Vesting Prayer: “Place, O Lord, on my head the helmet of salvation, so that I may resist the assaults of the devil.”
The Stole was first adopted in the 4th century. It is a long thin vestment worn around the neck and hanging down on both sides in front. In antiquity it was worn by judges and clerics, and reminds us of the priest’s apostolic authority and ability to forgive sins.
Vesting Prayer: “Restore to me, O Lord, the state of immortality which I lost throught the sin of my first parents, and, although unworthy to approach Thy Sacred Mysteries, may I deserve nevertheless eternal joy.”
In antiquity, maniples were often worn by Roman magistrates at the start of public events. It is a long cloth draped over the left forearm similar to a waiter’s napkin and pinned in place. Also called the “sudarium” or “sweat cloth” because it was originally used to wipe perspiration. It is the same width as the stole.

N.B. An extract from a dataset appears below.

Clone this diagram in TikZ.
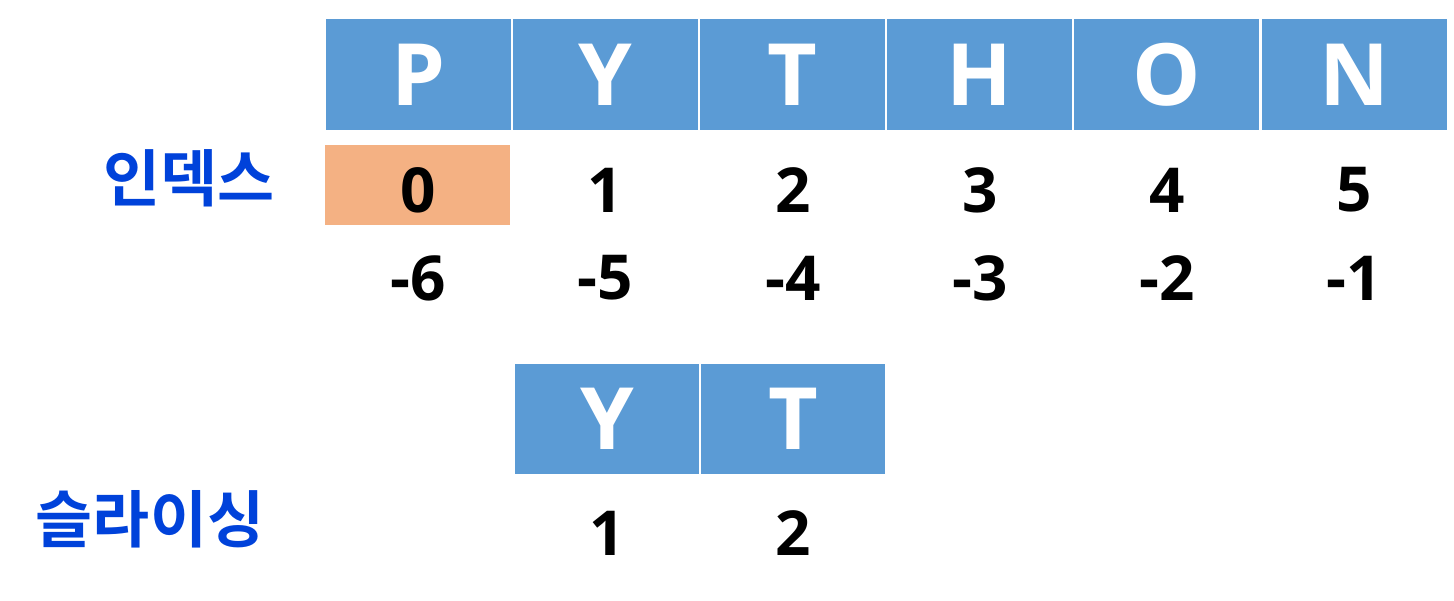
\documentclass[tikz,border=0pt]{standalone}
\usepackage{fontspec}
\setmainfont{Open Sans}
\newfontfamily\krfont{Noto Sans CJK KR}[BoldFont={* Bold}]
\definecolor{cellblue}{HTML}{5B9BD5}
\definecolor{cellorange}{HTML}{F4B183}
\definecolor{labelblue}{HTML}{0042DA}
\begin{document}
\begin{tikzpicture}[x=1pt,y=-1pt,
  cell/.style={fill=cellblue,draw=white,line width=2pt,minimum width=187pt,minimum height=113pt,inner sep=0pt,text=white,font=\fontsize{86}{86}\selectfont\bfseries},
  idx/.style={inner sep=0pt,text=black,font=\fontsize{62}{62}\selectfont\bfseries},
  lbl/.style={inner sep=0pt,text=labelblue,font=\krfont\fontsize{62}{62}\selectfont\bfseries}]
\useasboundingbox (0,0) rectangle (1454,600);
\fill[cellorange] (325,145) rectangle (510,225);
\foreach \ch [count=\i from 0] in {P,Y,T,H,O,N}{
  \node[cell] (c\i) at ({418.5+187.1*\i},74.5) {\ch};
}
\foreach \i in {0,...,5}{
  \node[idx] (p\i) at ({418.5+187.1*\i},190) {\i};
}
\foreach \v [count=\i from 0] in {-6,-5,-4,-3,-2,-1}{
  \node[idx] (n\i) at ({418.5+187.1*\i},278) {\v};
}
\node[cell,minimum width=186pt,minimum height=112pt] (sy) at (607,419) {Y};
\node[cell,minimum width=186pt,minimum height=112pt] (st) at (793,419) {T};
\node[idx] (s1) at (607,533) {1};
\node[idx] (s2) at (793,533) {2};
\node[lbl] (l1) at (189,178) {인덱스};
\node[lbl] (l2) at (150,519) {슬라이싱};
\end{tikzpicture}
\end{document}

Vesting Prayer: “May I deserve, O Lord, to bear the maniple of weeping and sorrow in order that I may joyfully reap the reward of my labors.”
The Cincture is tied around the waist over the alb to hold it (and sometimes the stole) in place. Made of braided linen or wool, it represents priestly chastity.
Vesting Prayer: “Gird me, O Lord, with the cincture of purity, and quench in my heart the fire of concupiscence, that the virtue of continence and chastity may abide in me.”
“Chasuble” is derived from the Latin “casula” or “little house” because it was used at times as a literal shelter by clergy. Which tells us how stiff and heavy it used to be. Unlike modern chasubles, traditional (vestment) chasubles are required to have a large cross on the back to signify the yoke of service to our Lord. In times past it was very large, very heavy, and very ornamented, which is why you see altar boys helping the priest to support it during Mass.
Vesting Prayer: “O Lord, who has said, ‘My yoke is sweet and my burden light,’ grant that I may so carry it as to merit Thy grace.”